Hugely popular for her deceptively simple novels drawing on personal experience of class and gender, the Nobel Literature Prize winner Annie Ernaux is a trailblazer for a generation of French writers from tough and immigrant backgrounds.
Over some 20 books — many of which have been school texts in France for decades — she has unsparingly examined one of the country’s great taboos — class — often through the prism of her own life.
Virginie Despentes of “Vernon Subutex” fame has hailed her as a key influence and Edouard Louis, whose first novel about growing up gay and in poverty in northern France was translated into more than 20 languages, said he had been “deeply affected by the power and beauty” of Ernaux’s work.
Her books are the grit in the French literary oyster, offering an alternative to the “unconditional admiration for the pretty phrase,” as she puts it.
And she has not been afraid to tackle the painful and the personal.

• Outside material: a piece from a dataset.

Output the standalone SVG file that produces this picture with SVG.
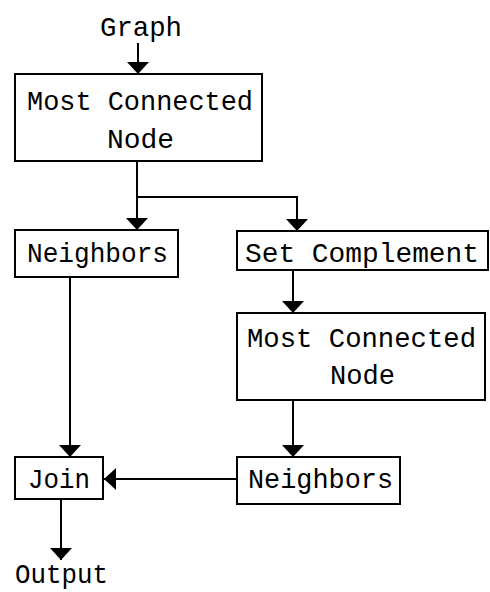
<svg xmlns="http://www.w3.org/2000/svg" width="490" height="592" viewBox="0 0 490 592">
<style>
.box{fill:#fff;stroke:#000;stroke-width:2}
.lbl{font-family:"Liberation Mono","DejaVu Sans Mono",monospace;font-size:28px;fill:#000}
.conn{fill:none;stroke:#000;stroke-width:2;marker-end:url(#arr)}
</style>
<defs>
<marker id="arr" viewBox="0 -11 12 22" refX="12" refY="0" markerWidth="12" markerHeight="22" markerUnits="userSpaceOnUse" orient="auto">
<path d="M0,-11 L12,0 L0,11 z" fill="#000"/>
</marker>
</defs>
<rect width="490" height="592" fill="#fff"/>
<g id="connectors">
<path class="conn" d="M138,43 L138,74"/>
<path class="conn" d="M137,161 L137,230"/>
<path class="conn" d="M137,197 L297,197 L297,231"/>
<path class="conn" d="M293,270 L293,313"/>
<path class="conn" d="M293,400 L293,457"/>
<path class="conn" d="M70,277 L70,457"/>
<path class="conn" d="M237,479 L104,479"/>
<path class="conn" d="M61,499 L61,560"/>
</g>
<g id="graph"><text class="lbl" x="100" y="36" textLength="82" lengthAdjust="spacingAndGlyphs">Graph</text></g>
<g id="mcn1">
<rect class="box" x="15" y="74" width="247" height="87"/>
<text class="lbl" x="27" y="110" textLength="226" lengthAdjust="spacingAndGlyphs">Most Connected</text>
<text class="lbl" x="107" y="148" textLength="67" lengthAdjust="spacingAndGlyphs">Node</text>
</g>
<g id="neighbors1">
<rect class="box" x="15" y="230" width="163" height="47"/>
<text class="lbl" x="27" y="262" textLength="141" lengthAdjust="spacingAndGlyphs">Neighbors</text>
</g>
<g id="setcomp">
<rect class="box" x="237" y="231" width="251" height="39"/>
<text class="lbl" x="245" y="262" textLength="234" lengthAdjust="spacingAndGlyphs">Set Complement</text>
</g>
<g id="mcn2">
<rect class="box" x="237" y="313" width="248" height="87"/>
<text class="lbl" x="247" y="347" textLength="229" lengthAdjust="spacingAndGlyphs">Most Connected</text>
<text class="lbl" x="330" y="384" textLength="65" lengthAdjust="spacingAndGlyphs">Node</text>
</g>
<g id="neighbors2">
<rect class="box" x="237" y="457" width="163" height="47"/>
<text class="lbl" x="248" y="488" textLength="145" lengthAdjust="spacingAndGlyphs">Neighbors</text>
</g>
<g id="join">
<rect class="box" x="15" y="457" width="88" height="42"/>
<text class="lbl" x="28" y="488" textLength="62" lengthAdjust="spacingAndGlyphs">Join</text>
</g>
<g id="output"><text class="lbl" x="15" y="583" textLength="93" lengthAdjust="spacingAndGlyphs">Output</text></g>
</svg>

The acclaimed movie “Happening”, adapted from her autobiographical work about having an illegal abortion in the 1960s, won the Golden Lion at the Venice Film Festival and was nominated for a BAFTA award last year.
– Memory –
Outside France, recognition for her work has only come in recent years, notably after the English translation of her key 2008 work, “The Years”, which was nominated for the prestigious Man Booker International Prize in 2019.
In it Ernaux used family photos as well as scraps of popular culture to recall her life and explore the impact of bigger historical events.
Personal experiences are the source for all Ernaux’s work and she is the pioneer of France’s “autofiction” genre, which gives narrative form to real-life experience.
“When I write I do not have the impression of looking inside me, I look inside a memory,” she once said.
– Fame and shame –
Ernaux, who was born on September 1, 1940 in Yvetot in Normandy, and grew up above a little cafe-shop run by her parents, calls herself a “class defector” for leaving that world behind.
She has explored this in many of her books and in doing so has offered a literary lifeline to young writers also emerging from humble backgrounds.
Climbing the social ladder also left its mark and she has been candid about the guilt and shame of her “betrayal” of her parents and their way of life.
“Writing is the thing I can do best… as a defector, a political act and as a gift,” said Ernaux, who left home for university when she was 18.
Although she never lived there again, she never turned her back on her working class roots, either in books or her politics.
Ernaux joined the “yellow vest” anti-government movement that rocked France in 2018 in its first week and attacked intellectuals who regarded the protests “with contempt”.
– Feminist model –
Ernaux is a feminist model to many — independent and outspoken and someone who has come through some pretty harrowing experiences.
Her first novel “Cleaned Out” in 1974 was a cool-eyed but harrowing account of an abortion she went through in her youth and that she had kept secret from her family.
She married in her mid-twenties and had two boys, but got divorced in 1984 and raised her sons alone, keeping on with her writing and teaching in the Paris suburb of Cergy-Pontoise, where she still lives.
Ernaux said her decision to keep a day job was due to her fear of losing everything — a worry rooted in the working-class struggles of her youth — and also the desire to keep her writing free from financial obligations.
“If I made writing my only job I would be forced to want my books to sell,” and this “material necessity” would rub off on the work, however unconsciously, “it stains it”.
In recent years Ernaux has been a strong voice supporting the #MeToo movement, which was longer to take off in France with the likes of actress Catherine Deneuve initially defending male “gallantry” and men’s right to hit on women.
“I was so ashamed for Deneuve,” Ernaux said, describing her comments as “the reflection of a group of privileged women.”
“In France we hear so much about our culture of seduction, but it’s not seduction, it’s male domination.”